Following his announcement in his 2014 State of the Union address, President Obama issued a presidential order in January instructing Vice President Biden to oversee a review of federal job training programs. The vice president’s charge was to work in consultation with the heads of other executive agencies, including the secretaries of labor and education, to develop an action plan with key policy recommendations. Today, the White House released the “Ready to Work: Job-Driven Training and American Opportunity” report that outlines the wide-ranging findings and recommendations of the vice president’s review.
One important development highlighted throughout the report is the new job-driven checklist, which includes seven features that have been identified as essential components of job-driven training. The checklist was developed to help guide the Administration’s actions in implementing and overseeing federal training programs. Starting October 1, 2014, all applicants for 25 annual competitive training grant programs across federal agencies will be required to incorporate and follow the new checklist.
The Workforce Innovation and Opportunity Act (WIOA), signed into law by the president earlier today, will require states to develop unified plans across all WIOA authorized programs. The Departments of Labor and Education will ask states to incorporate the job-driven checklist into the new unified plan. Under WIOA, states are also required to collect information on the employment and earnings outcomes of all students from eligible training providers. The Administration will no longer issue waivers for these requirements, as it has in the past, and will begin developing a new scorecard that training providers will use to display and disseminate their performance outcomes.
Other CTE-related initiatives highlighted in the report include the creation of an online skills academy, to be launched by the Department of Labor, which will offer open online courses of study that create free or low-cost pathways to degrees, certificates and other employer-recognized credentials. The Administration will competitively award $25 million in funds to a consortium to develop the project in 2015.
The Department of Education plans to issue regulatory waivers for “experimental sites” that will provide greater flexibility in the use of federal student aid for programs that utilize competency-based education models. The department also plans to expand existing pilot projects that allow for the use of Pell grants to aid students in short-term training programs that address critical local workforce needs.
In addition, the Department of Education will launch the Career Pathways Exchange, an online information dissemination service that will give all states and interested stakeholders access to resources and guidance to develop, expand and strengthen their career pathways systems.
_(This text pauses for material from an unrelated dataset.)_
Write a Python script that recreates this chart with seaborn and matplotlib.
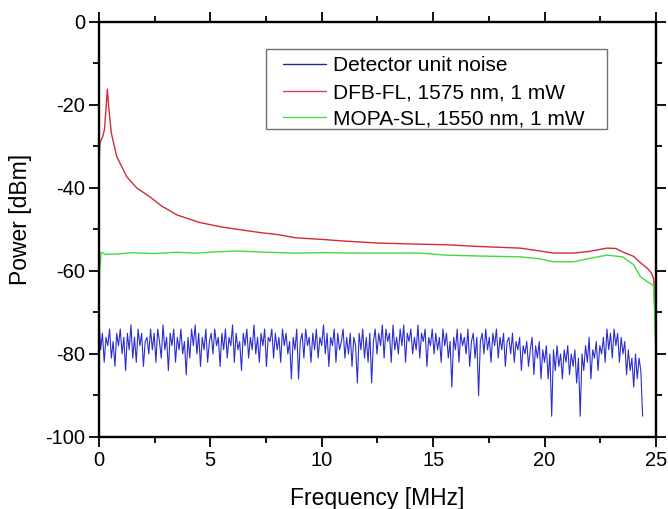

Additionally, the department is committing to invest in up to 10 states to further integrate CTE into broader career pathways system development at the state and local levels.
The report cites a number of the Administration’s initiatives that have previously been announced or are already underway, including the American Apprenticeship Grant, Performance Partnership Pilots for Disconnected Youth, Registered Apprenticeship College Consortium (RACC), Pathways to Careers for Youth and Young Adults with Disabilities Demonstration Project and Training Paraprofessionals for the Health Workforce Grants, among others.